● DATASET CONTENT:

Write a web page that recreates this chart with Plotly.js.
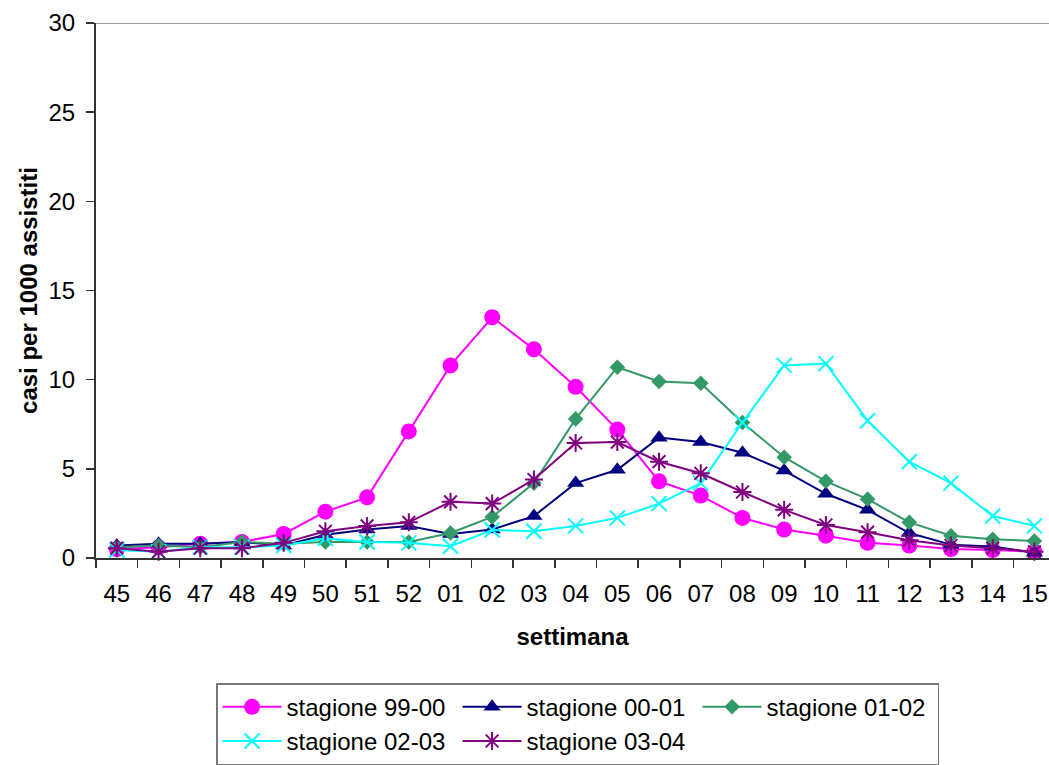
<!DOCTYPE html>
<html>
<head>
<meta charset="utf-8">
<script src="https://cdn.plot.ly/plotly-3.0.1.min.js"></script>
<style>html,body{margin:0;padding:0;background:#fff;}#chart{width:1049px;height:765px;}</style>
</head>
<body>
<div id="chart"></div>
<script>
const weeks = ["45","46","47","48","49","50","51","52","01","02","03","04","05","06","07","08","09","10","11","12","13","14","15"];
const s9900 = [0.5,0.6,0.8,0.9,1.35,2.6,3.4,7.1,10.8,13.5,11.7,9.6,7.2,4.3,3.5,2.25,1.6,1.25,0.85,0.7,0.5,0.45,0.35];
const s0001 = [0.7,0.8,0.8,0.9,0.7,1.3,1.6,1.8,1.35,1.6,2.35,4.2,4.95,6.75,6.5,5.9,4.9,3.6,2.7,1.4,0.75,0.65,0.3];
const s0102 = [0.6,0.7,0.6,0.9,0.8,0.9,0.9,0.9,1.4,2.3,4.2,7.8,10.7,9.9,9.8,7.6,5.65,4.3,3.3,2.0,1.25,1.05,0.95];
const s0203 = [0.45,0.35,0.6,0.6,0.7,1.1,0.9,0.85,0.66,1.57,1.5,1.8,2.25,3.05,4.2,7.6,10.8,10.9,7.7,5.4,4.2,2.35,1.8];
const s0304 = [0.55,0.35,0.55,0.55,0.85,1.5,1.8,2.0,3.15,3.05,4.4,6.45,6.5,5.4,4.75,3.7,2.7,1.85,1.45,1.0,0.7,0.55,0.35];
const seriesNames = ["stagione 99-00","stagione 00-01","stagione 01-02","stagione 02-03","stagione 03-04"];

const font = "Liberation Sans, Arial, sans-serif";
function tr(name, y, color, symbol, size, open) {
  return {
    type: "scatter", mode: "lines+markers", name: name, x: weeks, y: y,
    cliponaxis: false,
    line: {color: color, width: 2},
    marker: open ? {symbol: symbol, size: size, color: color, line: {color: color, width: 2}}
                 : {symbol: symbol, size: size, color: color, line: {width: 0}}
  };
}
const data = [
  tr(seriesNames[0], s9900, "#FF00FF", "circle", 16, false),
  tr(seriesNames[1], s0001, "#000080", "triangle-up", 15, false),
  tr(seriesNames[2], s0102, "#339966", "diamond", 12, false),
  tr(seriesNames[3], s0203, "#00FFFF", "x-thin-open", 15, true),
  tr(seriesNames[4], s0304, "#800080", "asterisk-open", 15, true)
];
const layout = {
  width: 1049, height: 765,
  margin: {l: 96, r: 0, t: 23, b: 207, autoexpand: false},
  paper_bgcolor: "#fff", plot_bgcolor: "#fff",
  font: {family: font, size: 24, color: "#000"},
  showlegend: true,
  xaxis: {
    type: "category", range: [-0.5, 22.35],
    tickson: "boundaries", ticks: "outside", ticklen: 8, tickwidth: 1.5, tickcolor: "#333",
    showline: true, linecolor: "#333", linewidth: 2, showgrid: false, zeroline: false,
    tickfont: {family: font, size: 24}, ticklabelstandoff: 13,
    title: {text: "<b>settimana</b>", font: {family: font, size: 24}, standoff: 22}
  },
  yaxis: {
    range: [0, 30], dtick: 5, ticks: "outside", ticklen: 8, tickwidth: 1.5, tickcolor: "#333",
    showline: true, linecolor: "#333", linewidth: 2, showgrid: false, zeroline: false,
    tickfont: {family: font, size: 24}, ticklabelstandoff: 6,
    title: {text: "<b>casi per 1000 assistiti</b>", font: {family: font, size: 24}}
  },
  shapes: [{type: "line", xref: "paper", yref: "y", x0: 0, x1: 1, y0: 30, y1: 30, line: {color: "#999", width: 2}}],
  legend: {
    orientation: "h", x: 0.126, xanchor: "left", y: -0.234, yanchor: "top",
    bordercolor: "#777", borderwidth: 1.5, bgcolor: "#fff",
    font: {family: font, size: 24}, entrywidthmode: "pixels", entrywidth: 166, itemwidth: 59,
    traceorder: "normal"
  }
};
Plotly.newPlot("chart", data, layout, {displayModeBar: false, staticPlot: true});
</script>
</body>
</html>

● TASK INSTRUCTIONS: Scan the listing above. Gather each line that contains the word "chart".

● RESPONSE BELOW:
Write a web page that recreates this chart with Plotly.js.
<style>html,body{margin:0;padding:0;background:#fff;}#chart{width:1049px;height:765px;}</style>
<div id="chart"></div>
Plotly.newPlot("chart", data, layout, {displayModeBar: false, staticPlot: true});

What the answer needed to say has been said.